Exactly as written, retype the listing below, omitting the pictures.

— START EXCERPTED DATA —

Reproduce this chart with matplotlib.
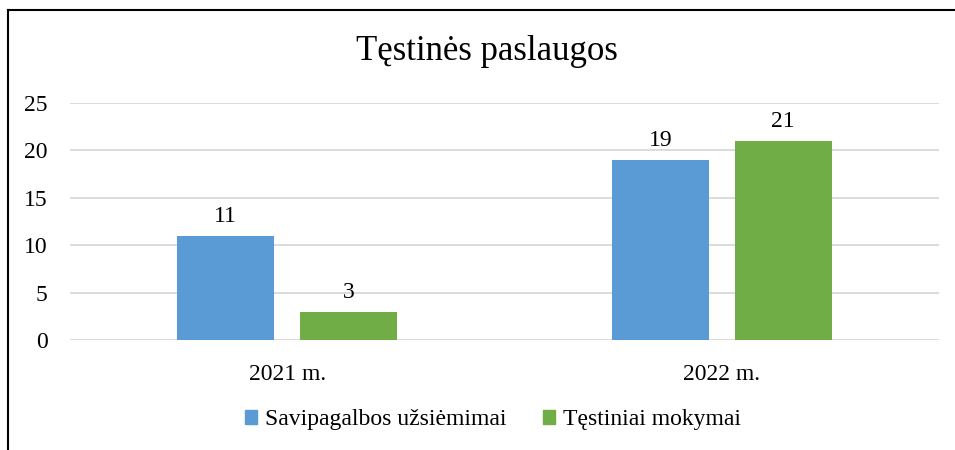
import numpy as np
import matplotlib
matplotlib.use("Agg")
import matplotlib.pyplot as plt
from matplotlib.patches import Rectangle
from matplotlib.lines import Line2D

# chart data
years = ["2021 m.", "2022 m."]
savipagalba = [11, 19]
mokymai = [3, 21]
series_names = ["Savipagalbos užsiėmimai", "Tęstiniai mokymai"]
y_ticks = [0, 5, 10, 15, 20, 25]

plt.rcParams['font.family'] = ['Liberation Serif', 'DejaVu Serif']

fig = plt.figure(figsize=(9.55, 4.5), dpi=100)
ax = fig.add_axes([70 / 955, 1 - 340 / 450, (939 - 70) / 955, (340 - 103) / 450])

x = np.arange(len(years))
width = 0.223
off = width / 2 + 0.03
b1 = ax.bar(x - off, savipagalba, width, color="#5B9BD5", label=series_names[0], zorder=3)
b2 = ax.bar(x + off, mokymai, width, color="#70AD47", label=series_names[1], zorder=3)

for bars in (b1, b2):
    for bar in bars:
        h = bar.get_height()
        ax.annotate(str(h), (bar.get_x() + bar.get_width() / 2, h),
                    xytext=(0, 9), textcoords="offset pixels",
                    ha="center", va="bottom", fontsize=17)

ax.set_xlim(-0.5, 1.5)
ax.set_ylim(0, 25)
ax.set_yticks(y_ticks)
ax.set_xticks(x)
ax.set_xticklabels(years)
ax.tick_params(axis="both", length=0, labelsize=17)
ax.tick_params(axis="y", pad=16)
ax.tick_params(axis="x", pad=17)
ax.grid(axis="y", color="#D9D9D9", linewidth=1.3, zorder=0)
for s in ax.spines.values():
    s.set_visible(False)

fig.text(487 / 955, 1 - 52 / 450, "Tęstinės paslaugos", ha="center", va="center", fontsize=25)

# outer frame (left and top edges only are visible)
fig.add_artist(Line2D([8 / 955, 8 / 955], [0, 1 - 10 / 450], color="black", lw=1.5))
fig.add_artist(Line2D([8 / 955, 1], [1 - 10 / 450, 1 - 10 / 450], color="black", lw=1.5))

handles = [Rectangle((0, 0), 1, 1, color="#5B9BD5"), Rectangle((0, 0), 1, 1, color="#70AD47")]
fig.legend(handles, series_names, loc="center", bbox_to_anchor=(493 / 955, 1 - 420 / 450),
           ncol=2, frameon=False, fontsize=17, handlelength=0.49, handleheight=0.49,
           handletextpad=0.35, columnspacing=1.55)

fig.savefig("out.png", dpi=100)
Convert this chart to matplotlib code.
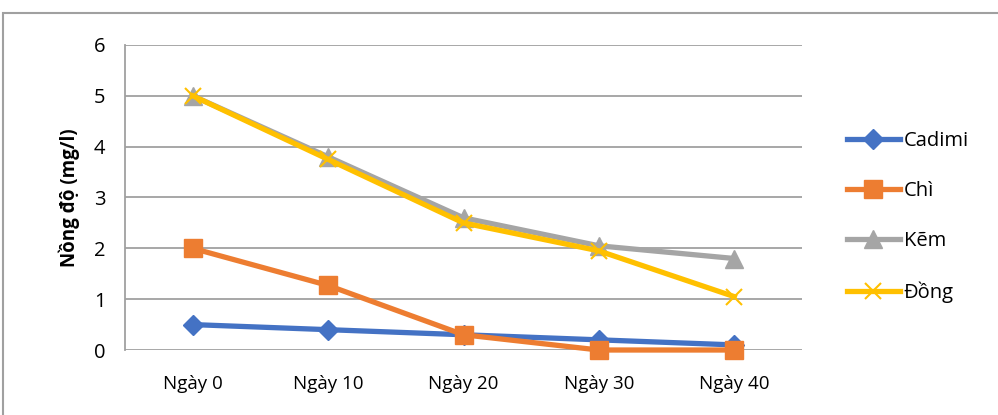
# Heavy metal concentration over time
import matplotlib.pyplot as plt
from matplotlib.patches import Rectangle

plt.rcParams['font.family'] = ['Open Sans', 'DejaVu Sans']

# Data
days = ['Ngày 0', 'Ngày 10', 'Ngày 20', 'Ngày 30', 'Ngày 40']
cadimi = [0.5, 0.4, 0.3, 0.2, 0.1]
chi = [2.0, 1.27, 0.3, 0.0, 0.0]
kem = [5.0, 3.8, 2.6, 2.05, 1.8]
dong = [5.0, 3.75, 2.5, 1.95, 1.05]

fig = plt.figure(figsize=(9.98, 4.15), dpi=100)
ax = fig.add_axes([0.1253, 0.1566, 0.6783, 0.735])

# Outer chart frame
fig.patches.append(Rectangle((3 / 998, -0.1), 1.1, (415 - 13) / 415 + 0.1,
                             transform=fig.transFigure, fill=False,
                             edgecolor='#A0A0A0', linewidth=1.5))

x = range(len(days))
ax.plot(x, cadimi, color='#4472C4', lw=3.8, marker='D', ms=10, label='Cadimi', clip_on=False)
ax.plot(x, chi, color='#ED7D31', lw=3.8, marker='s', ms=13, label='Chì', clip_on=False)
ax.plot(x, kem, color='#A5A5A5', lw=3.8, marker='^', ms=13, label='Kẽm', clip_on=False)
ax.plot(x, dong, color='#FFC000', lw=3.8, marker='x', ms=12, mew=1.5, label='Đồng', clip_on=False)

ax.set_xlim(-0.5, len(days) - 0.5)
ax.set_ylim(0, 6)
ax.set_xticks(list(x))
ax.set_xticklabels(days, fontsize=13.5)
ax.set_yticks(range(0, 7))
ax.tick_params(axis='y', labelsize=14.5, length=0, pad=14)
ax.tick_params(axis='x', length=0, pad=18)

ax.grid(axis='y', color='#A0A0A0', lw=1.3)
ax.set_axisbelow(True)
for side in ['top', 'right', 'bottom']:
    ax.spines[side].set_visible(False)
ax.spines['left'].set_color('#A0A0A0')
ax.spines['left'].set_linewidth(1.3)

ax.set_ylabel('Nồng độ (mg/l)', fontsize=13.5, fontweight='bold', labelpad=10)

ax.legend(loc='center left', bbox_to_anchor=(1.04, 0.436), frameon=False,
          fontsize=14.5, labelspacing=1.5, handlelength=2.6, handletextpad=0.2)

fig.savefig('out.png', dpi=100)
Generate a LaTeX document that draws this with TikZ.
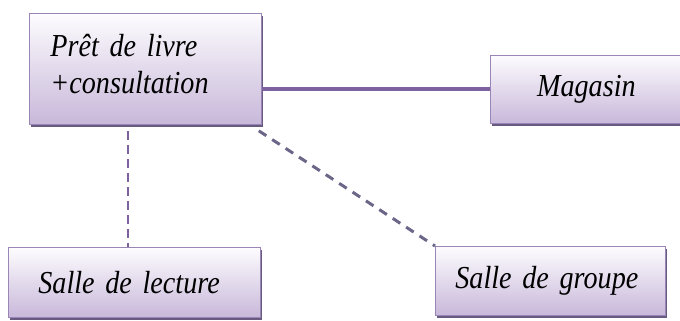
\documentclass[tikz,border=0pt]{standalone}
\usepackage{fontspec}
\setmainfont[FakeStretch=0.88]{Liberation Serif}
\usetikzlibrary{shadows,calc}
\definecolor{boxline}{HTML}{9A86B6}
\definecolor{boxtop}{HTML}{FDFCFE}
\definecolor{boxbottom}{HTML}{C8B8DA}
\definecolor{boxshade}{HTML}{4E3E68}
\definecolor{linkpurple}{HTML}{7E62A0}
\definecolor{linkgrey}{HTML}{6C6688}
\begin{document}
\begin{tikzpicture}[x=1pt,y=-1pt,
  box/.style={draw=boxline, line width=0.8pt, top color=boxtop, bottom color=boxbottom,
    drop shadow={shadow xshift=1.5pt, shadow yshift=-2.5pt, fill=boxshade, opacity=0.85},
    font=\fontsize{32}{37}\selectfont\itshape, inner ysep=0pt, anchor=north west},
  solidlink/.style={draw=linkpurple, line width=4pt},
  vlink/.style={draw=linkpurple, line width=2.6pt, dash pattern=on 9pt off 5pt},
  dlink/.style={draw=linkgrey, line width=3pt, dash pattern=on 9pt off 7pt}]
\useasboundingbox (0,0) rectangle (680,321);

\node[box, minimum width=232pt, minimum height=111pt, inner xsep=21pt,
      text width=190pt, text depth=48pt, align=left] (pret) at (29,13) {Prêt de livre\\+consultation};
\node[box, minimum width=192pt, minimum height=68pt] (magasin) at (490,55) {Magasin};
\node[box, minimum width=252pt, minimum height=70pt, inner xsep=30pt,
      text width=192pt, align=left] (lecture) at (8,247) {Salle de lecture};
\node[box, minimum width=230pt, minimum height=69pt, inner xsep=20pt,
      text width=190pt, align=left] (groupe) at (435,246) {Salle de groupe};

\draw[solidlink] (magasin.west -| pret.east) -- (magasin.west);
\coordinate (vtop) at ($(pret.south west)+(99,6)$);
\draw[vlink] (vtop) -- (vtop |- lecture.north);
\coordinate (dtop) at ($(pret.south east)+(-3,6)$);
\draw[dlink] (dtop) -- (groupe.north west);
\end{tikzpicture}
\end{document}
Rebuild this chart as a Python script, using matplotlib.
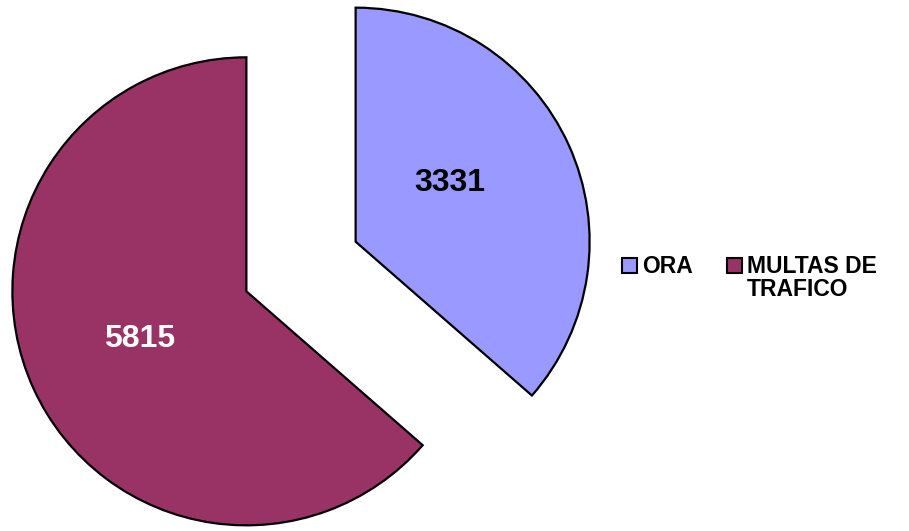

— END EXCERPTED DATA —

FINAL RESULT
Reproduce this chart with matplotlib.
import numpy as np
import matplotlib
matplotlib.use("Agg")
import matplotlib.pyplot as plt
from matplotlib.patches import Rectangle
from matplotlib.lines import Line2D

# chart data
years = ["2021 m.", "2022 m."]
savipagalba = [11, 19]
mokymai = [3, 21]
series_names = ["Savipagalbos užsiėmimai", "Tęstiniai mokymai"]
y_ticks = [0, 5, 10, 15, 20, 25]

plt.rcParams['font.family'] = ['Liberation Serif', 'DejaVu Serif']

fig = plt.figure(figsize=(9.55, 4.5), dpi=100)
ax = fig.add_axes([70 / 955, 1 - 340 / 450, (939 - 70) / 955, (340 - 103) / 450])

x = np.arange(len(years))
width = 0.223
off = width / 2 + 0.03
b1 = ax.bar(x - off, savipagalba, width, color="#5B9BD5", label=series_names[0], zorder=3)
b2 = ax.bar(x + off, mokymai, width, color="#70AD47", label=series_names[1], zorder=3)

for bars in (b1, b2):
    for bar in bars:
        h = bar.get_height()
        ax.annotate(str(h), (bar.get_x() + bar.get_width() / 2, h),
                    xytext=(0, 9), textcoords="offset pixels",
                    ha="center", va="bottom", fontsize=17)

ax.set_xlim(-0.5, 1.5)
ax.set_ylim(0, 25)
ax.set_yticks(y_ticks)
ax.set_xticks(x)
ax.set_xticklabels(years)
ax.tick_params(axis="both", length=0, labelsize=17)
ax.tick_params(axis="y", pad=16)
ax.tick_params(axis="x", pad=17)
ax.grid(axis="y", color="#D9D9D9", linewidth=1.3, zorder=0)
for s in ax.spines.values():
    s.set_visible(False)

fig.text(487 / 955, 1 - 52 / 450, "Tęstinės paslaugos", ha="center", va="center", fontsize=25)

# outer frame (left and top edges only are visible)
fig.add_artist(Line2D([8 / 955, 8 / 955], [0, 1 - 10 / 450], color="black", lw=1.5))
fig.add_artist(Line2D([8 / 955, 1], [1 - 10 / 450, 1 - 10 / 450], color="black", lw=1.5))

handles = [Rectangle((0, 0), 1, 1, color="#5B9BD5"), Rectangle((0, 0), 1, 1, color="#70AD47")]
fig.legend(handles, series_names, loc="center", bbox_to_anchor=(493 / 955, 1 - 420 / 450),
           ncol=2, frameon=False, fontsize=17, handlelength=0.49, handleheight=0.49,
           handletextpad=0.35, columnspacing=1.55)

fig.savefig("out.png", dpi=100)
Convert this chart to matplotlib code.
# Heavy metal concentration over time
import matplotlib.pyplot as plt
from matplotlib.patches import Rectangle

plt.rcParams['font.family'] = ['Open Sans', 'DejaVu Sans']

# Data
days = ['Ngày 0', 'Ngày 10', 'Ngày 20', 'Ngày 30', 'Ngày 40']
cadimi = [0.5, 0.4, 0.3, 0.2, 0.1]
chi = [2.0, 1.27, 0.3, 0.0, 0.0]
kem = [5.0, 3.8, 2.6, 2.05, 1.8]
dong = [5.0, 3.75, 2.5, 1.95, 1.05]

fig = plt.figure(figsize=(9.98, 4.15), dpi=100)
ax = fig.add_axes([0.1253, 0.1566, 0.6783, 0.735])

# Outer chart frame
fig.patches.append(Rectangle((3 / 998, -0.1), 1.1, (415 - 13) / 415 + 0.1,
                             transform=fig.transFigure, fill=False,
                             edgecolor='#A0A0A0', linewidth=1.5))

x = range(len(days))
ax.plot(x, cadimi, color='#4472C4', lw=3.8, marker='D', ms=10, label='Cadimi', clip_on=False)
ax.plot(x, chi, color='#ED7D31', lw=3.8, marker='s', ms=13, label='Chì', clip_on=False)
ax.plot(x, kem, color='#A5A5A5', lw=3.8, marker='^', ms=13, label='Kẽm', clip_on=False)
ax.plot(x, dong, color='#FFC000', lw=3.8, marker='x', ms=12, mew=1.5, label='Đồng', clip_on=False)

ax.set_xlim(-0.5, len(days) - 0.5)
ax.set_ylim(0, 6)
ax.set_xticks(list(x))
ax.set_xticklabels(days, fontsize=13.5)
ax.set_yticks(range(0, 7))
ax.tick_params(axis='y', labelsize=14.5, length=0, pad=14)
ax.tick_params(axis='x', length=0, pad=18)

ax.grid(axis='y', color='#A0A0A0', lw=1.3)
ax.set_axisbelow(True)
for side in ['top', 'right', 'bottom']:
    ax.spines[side].set_visible(False)
ax.spines['left'].set_color('#A0A0A0')
ax.spines['left'].set_linewidth(1.3)

ax.set_ylabel('Nồng độ (mg/l)', fontsize=13.5, fontweight='bold', labelpad=10)

ax.legend(loc='center left', bbox_to_anchor=(1.04, 0.436), frameon=False,
          fontsize=14.5, labelspacing=1.5, handlelength=2.6, handletextpad=0.2)

fig.savefig('out.png', dpi=100)
Generate a LaTeX document that draws this with TikZ.
\documentclass[tikz,border=0pt]{standalone}
\usepackage{fontspec}
\setmainfont[FakeStretch=0.88]{Liberation Serif}
\usetikzlibrary{shadows,calc}
\definecolor{boxline}{HTML}{9A86B6}
\definecolor{boxtop}{HTML}{FDFCFE}
\definecolor{boxbottom}{HTML}{C8B8DA}
\definecolor{boxshade}{HTML}{4E3E68}
\definecolor{linkpurple}{HTML}{7E62A0}
\definecolor{linkgrey}{HTML}{6C6688}
\begin{document}
\begin{tikzpicture}[x=1pt,y=-1pt,
  box/.style={draw=boxline, line width=0.8pt, top color=boxtop, bottom color=boxbottom,
    drop shadow={shadow xshift=1.5pt, shadow yshift=-2.5pt, fill=boxshade, opacity=0.85},
    font=\fontsize{32}{37}\selectfont\itshape, inner ysep=0pt, anchor=north west},
  solidlink/.style={draw=linkpurple, line width=4pt},
  vlink/.style={draw=linkpurple, line width=2.6pt, dash pattern=on 9pt off 5pt},
  dlink/.style={draw=linkgrey, line width=3pt, dash pattern=on 9pt off 7pt}]
\useasboundingbox (0,0) rectangle (680,321);

\node[box, minimum width=232pt, minimum height=111pt, inner xsep=21pt,
      text width=190pt, text depth=48pt, align=left] (pret) at (29,13) {Prêt de livre\\+consultation};
\node[box, minimum width=192pt, minimum height=68pt] (magasin) at (490,55) {Magasin};
\node[box, minimum width=252pt, minimum height=70pt, inner xsep=30pt,
      text width=192pt, align=left] (lecture) at (8,247) {Salle de lecture};
\node[box, minimum width=230pt, minimum height=69pt, inner xsep=20pt,
      text width=190pt, align=left] (groupe) at (435,246) {Salle de groupe};

\draw[solidlink] (magasin.west -| pret.east) -- (magasin.west);
\coordinate (vtop) at ($(pret.south west)+(99,6)$);
\draw[vlink] (vtop) -- (vtop |- lecture.north);
\coordinate (dtop) at ($(pret.south east)+(-3,6)$);
\draw[dlink] (dtop) -- (groupe.north west);
\end{tikzpicture}
\end{document}
Rebuild this chart as a Python script, using matplotlib.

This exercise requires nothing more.